>> start DATA LINES

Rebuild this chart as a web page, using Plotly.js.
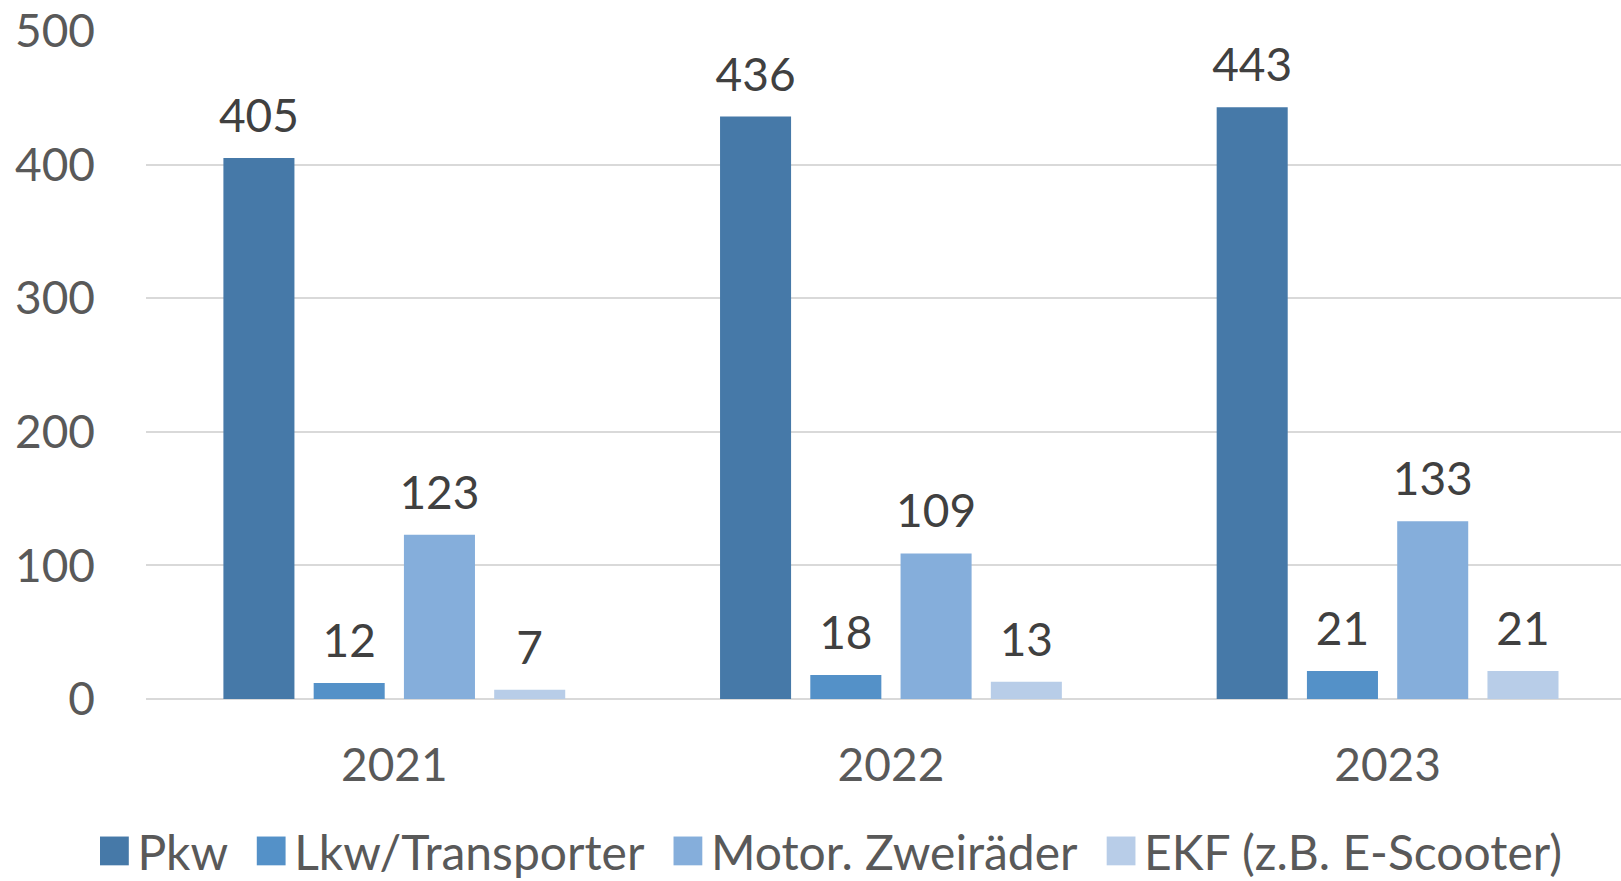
<!DOCTYPE html>
<html>
<head>
<meta charset="utf-8">
<script src="https://cdn.plot.ly/plotly-3.0.1.min.js"></script>
<style>html,body{margin:0;padding:0;background:#fff;}#chart{width:1621px;height:881px;}</style>
</head>
<body>
<div id="chart"></div>
<script>
const years = ["2021", "2022", "2023"];
const seriesNames = ["Pkw", "Lkw/Transporter", "Motor. Zweiräder", "EKF (z.B. E-Scooter)"];
const pkw = [405, 436, 443];
const lkw = [12, 18, 21];
const motor = [123, 109, 133];
const ekf = [7, 13, 21];
const colors = ["#4679A8", "#5491C8", "#85AEDB", "#B8CDE8"];

const values = [pkw, lkw, motor, ekf];
const traces = values.map((v, i) => ({
  type: "bar",
  name: seriesNames[i],
  x: years,
  y: v,
  text: v.map(String),
  textposition: "outside",
  constraintext: "none",
  cliponaxis: false,
  textfont: {family: "Lato, 'Open Sans', sans-serif", size: 46, color: "#404040"},
  marker: {color: colors[i]},
  hoverinfo: "x+y+name"
}));

const layout = {
  width: 1621, height: 881,
  margin: {l: 146, r: 0, t: 31, b: 182, autoexpand: false},
  paper_bgcolor: "#ffffff",
  plot_bgcolor: "#ffffff",
  font: {family: "Lato, 'Open Sans', sans-serif", color: "#595959"},
  barmode: "group",
  bargap: 0.273,
  bargroupgap: 0.213,
  showlegend: true,
  legend: {
    orientation: "h",
    x: 0, xanchor: "left",
    y: -0.171, yanchor: "top",
    bgcolor: "rgba(0,0,0,0)",
    font: {size: 48, color: "#595959"},
    itemwidth: 30,
    traceorder: "normal"
  },
  xaxis: {
    type: "category",
    range: [-0.5, 2.47],
    showgrid: false,
    zeroline: false,
    showline: false,
    ticks: "",
    tickfont: {size: 46, color: "#595959"},
    ticklabelstandoff: 35
  },
  yaxis: {
    range: [0, 500],
    tickvals: [0, 100, 200, 300, 400, 500],
    showgrid: true,
    gridcolor: "#d9d9d9",
    gridwidth: 2,
    zeroline: true,
    zerolinecolor: "#d9d9d9",
    zerolinewidth: 2,
    showline: false,
    ticks: "",
    tickfont: {size: 46, color: "#595959"},
    ticklabelstandoff: 50
  }
};

Plotly.newPlot("chart", traces, layout, {displayModeBar: false, staticPlot: true}).then(gd => {
  // no clipping of the legend row
  gd.querySelectorAll("g.legend [clip-path], g.legend").forEach(e => e.removeAttribute("clip-path"));
  // enlarge legend squares to match the reference
  gd.querySelectorAll(".legendpoints path").forEach(p => {
    const t = p.getAttribute("transform") || "";
    p.setAttribute("transform", t + " translate(-3,0) scale(2.4)");
  });
  // widen spacing between legend entries
  const items = gd.querySelectorAll("g.legend g.traces");
  items.forEach((g, i) => {
    const t = g.getAttribute("transform") || "";
    g.setAttribute("transform", t + " translate(" + (i * 21) + ",0)");
  });
  // place first legend square at the reference position
  const leg = gd.querySelector("g.legend");
  const first = gd.querySelector("g.legend g.traces .legendpoints path");
  if (leg && first) {
    const dx = 100 - first.getBoundingClientRect().left;
    const t = leg.getAttribute("transform") || "";
    leg.setAttribute("transform", t + " translate(" + dx + ",0)");
  }
  // lift value labels a little above the bars
  gd.querySelectorAll(".bartext").forEach(el => {
    const t = el.getAttribute("transform") || "";
    el.setAttribute("transform", "translate(0,-13) " + t);
  });
});
</script>
</body>
</html>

>> end DATA LINES

■ **GOAL**:
Where a line holds "chart", copy it out.

■ **OUTPUT BELOW**:
Rebuild this chart as a web page, using Plotly.js.
<style>html,body{margin:0;padding:0;background:#fff;}#chart{width:1621px;height:881px;}</style>
<div id="chart"></div>
Plotly.newPlot("chart", traces, layout, {displayModeBar: false, staticPlot: true}).then(gd => {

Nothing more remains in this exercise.